Сейчас я снова у этой двери. Сегодня я стою там долго и не прячусь от людей, потому что решился. Окончательно решился зайти. Я поворачиваю золоченую ручку и толкаю свое тело в дверной проем…
Страхи
Шарк-шарк. Шарк-шарк. Шарк-шарк…
Тяжелым февральским вечером Одинцов разметал от снега асфальт у подъезда, потому что на дверь его однокомнатной квартиры повесили дежурную табличку. Одинцов мел-мел снег и вспоминал то, что было раньше.
Шарк… Шарк-шарк… Шарк…
В детстве он боялся, что у него умрет мама. А еще – что умрет он сам. Когда стал подростком, боялся, что умрет отец. В тревожном юношестве боялся, что ему изменит любимая девушка. Когда стал зрелым мужчиной, боялся, что от него уйдет жена, а еще – что он потеряет работу и останется в нищете. В пожилом возрасте он испугался старости. К старости он ужаснулся одиночеству и снова, как в детстве, начал бояться смерти.

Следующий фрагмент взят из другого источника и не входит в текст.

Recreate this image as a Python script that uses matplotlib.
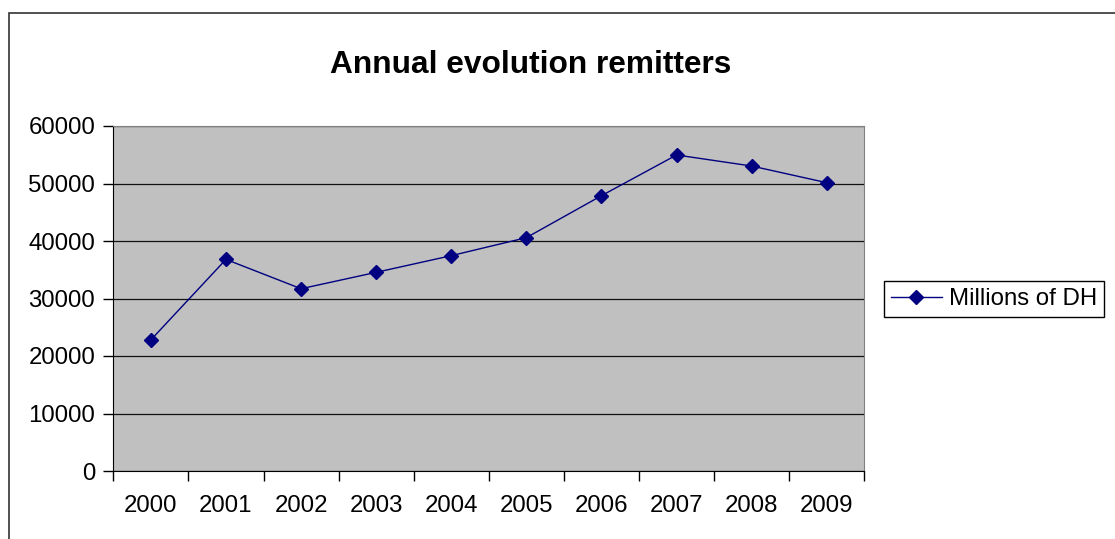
import matplotlib.pyplot as plt
import numpy as np
from matplotlib.patches import Rectangle

plt.rcParams['font.family'] = ['Liberation Sans', 'DejaVu Sans']

# Annual remittances, millions of DH
years = ['2000', '2001', '2002', '2003', '2004', '2005', '2006', '2007', '2008', '2009']
remit = [22800, 36800, 31700, 34550, 37450, 40580, 47880, 54960, 53040, 50140]
y_ticks = [0, 10000, 20000, 30000, 40000, 50000, 60000]

W, H = 1115, 539
fig = plt.figure(figsize=(W / 100, H / 100), dpi=100)
fig.patch.set_facecolor('white')

# outer chart border
fig.patches.append(Rectangle((9 / W, -0.01), 1.1, 1 - 13 / H + 0.01, transform=fig.transFigure,
                             fill=False, edgecolor='#333333', linewidth=1.2))

ax = fig.add_axes([113.3 / W, 1 - 471 / H, (864.3 - 113.3) / W, (471 - 126) / H])
ax.set_facecolor('#C0C0C0')

x = np.arange(len(years))
ax.plot(x, remit, color='#000080', linewidth=1.0, marker='D', markersize=7.5,
        markerfacecolor='#000080', markeredgecolor='#000080', label='Millions of DH', zorder=3)

ax.set_xlim(-0.5, len(years) - 0.5)
ax.set_ylim(0, 60000)
ax.set_yticks(y_ticks)
ax.set_yticklabels([str(v) for v in y_ticks], fontsize=17.3)
ax.yaxis.grid(True, color='#111111', linewidth=0.9)
ax.set_axisbelow(True)

ax.set_xticks(x)
ax.set_xticklabels(years, fontsize=17.3)
ax.set_xticks(np.arange(-0.5, len(years)), minor=True)
ax.tick_params(axis='x', which='major', length=0, pad=17)
ax.tick_params(axis='x', which='minor', length=7, width=1, direction='out')
ax.tick_params(axis='y', length=7, width=1, direction='out', pad=6)

for s in ['top', 'right']:
    ax.spines[s].set_color('#808080')
for s in ['left', 'bottom']:
    ax.spines[s].set_color('black')

fig.text(531 / W, 1 - 65 / H, 'Annual evolution remitters', ha='center', va='center',
         fontsize=22.8, fontweight='bold')

leg = fig.legend(loc='center left', bbox_to_anchor=(884 / W, 1 - 299 / H), fontsize=17.3,
                 frameon=True, fancybox=False, edgecolor='black', framealpha=1,
                 handlelength=2.1, borderpad=0.3, handletextpad=0.3, borderaxespad=0)
leg.get_frame().set_linewidth(1.0)

fig.savefig('out.png', dpi=100, facecolor=fig.get_facecolor())
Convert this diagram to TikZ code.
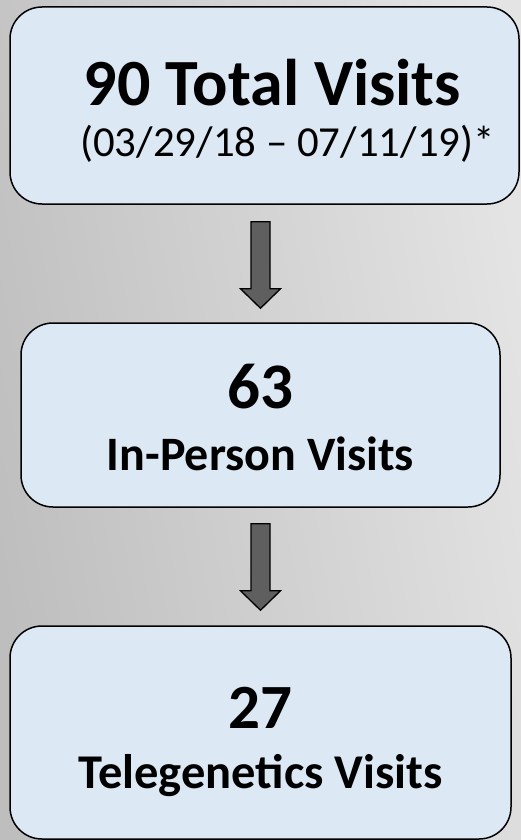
\documentclass[tikz,border=0pt]{standalone}
\usepackage{fontspec}
\setmainfont{Carlito}
\usetikzlibrary{calc}

\definecolor{boxblue}{RGB}{220,232,244}
\definecolor{arrowgray}{RGB}{95,95,95}
\definecolor{bgdark}{RGB}{190,190,190}
\definecolor{bglight}{RGB}{228,228,228}

% invisible struts: height of first line, depth of last line
\newcommand{\tophgt}[1]{\rule{0pt}{#1}}
\newcommand{\botdep}[1]{\rule[-#1]{0pt}{#1}}

\tikzset{
  visitbox/.style={draw=black,line width=1.5pt,fill=boxblue,rounded corners=32pt,
    align=center,inner sep=0pt},
  blockarrow/.style={draw=black,line width=1.3pt,fill=arrowgray,line join=miter}
}

\begin{document}
\begin{tikzpicture}[x=1pt,y=-1pt]

% background
\shade[left color=bgdark,right color=bglight,shading angle=100] (0,0) rectangle (521,840);
\useasboundingbox (0,0) rectangle (521,840);

\node[visitbox,minimum width=509pt,minimum height=197pt,
  font=\fontsize{42.8}{51}\selectfont] (total) at (264.5,105.5)
  {\tophgt{62pt}\hspace*{16pt}{\fontsize{66}{51}\selectfont\bfseries 90 Total Visits}\\
   \hspace*{46pt}(03/29/18 – 07/11/19)*\botdep{12pt}};
\node[visitbox,minimum width=479pt,minimum height=184pt,
  font=\fontsize{48}{62}\selectfont\bfseries] (inperson) at (260.5,415)
  {\tophgt{60pt}{\fontsize{65}{62}\selectfont 63}\\
   In-Person Visits\botdep{12pt}};
\node[visitbox,minimum width=501pt,minimum height=213pt,
  font=\fontsize{48.5}{60}\selectfont\bfseries] (tele) at (260.5,732.5)
  {\tophgt{65.6pt}{\fontsize{63}{60}\selectfont 27}\\
   Telegenetics Visits\botdep{14pt}};

% arrows
\path ($(total.south)!(260.5,0)!(total.south east)$) ++(0,17) coordinate (a1);
\path (inperson.south) ++(0,16) coordinate (a2);
\draw[blockarrow] (a1) ++(-9.5,0) -- ++(19,0) -- ++(0,67) -- ++(10.5,0)
  -- ++(-20,19.5) -- ++(-20,-19.5) -- ++(10.5,0) -- cycle;
\draw[blockarrow] (a2) ++(-9.5,0) -- ++(19,0) -- ++(0,67) -- ++(10.5,0)
  -- ++(-20,19.5) -- ++(-20,-19.5) -- ++(10.5,0) -- cycle;

\end{tikzpicture}
\end{document}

Шарк-шарк. Шарк… Шарк-шарк…
Когда его били, он давал сдачи. Когда хамили, огрызался в ответ. Бывало, проигрывал в карты много денег и пил неделями. Его уважали друзья, любили женщины. Но при этом он все время чего-то боялся…
Шарк-шарк. Шарк…
Мама у него умерла так давно, что уже перестала сниться своему сыну. Отец погиб еще раньше. Первая любовь наставила ему рога. И вторая. И третья. Жена ушла, устав жить с трусом, который вдобавок и работу сразу после ее ухода потерял. Потом Одинцов нашел новую работу, но трудился там без удовольствия и за гроши. А жениться так больше и не женился. Состарился он незаметно и рано.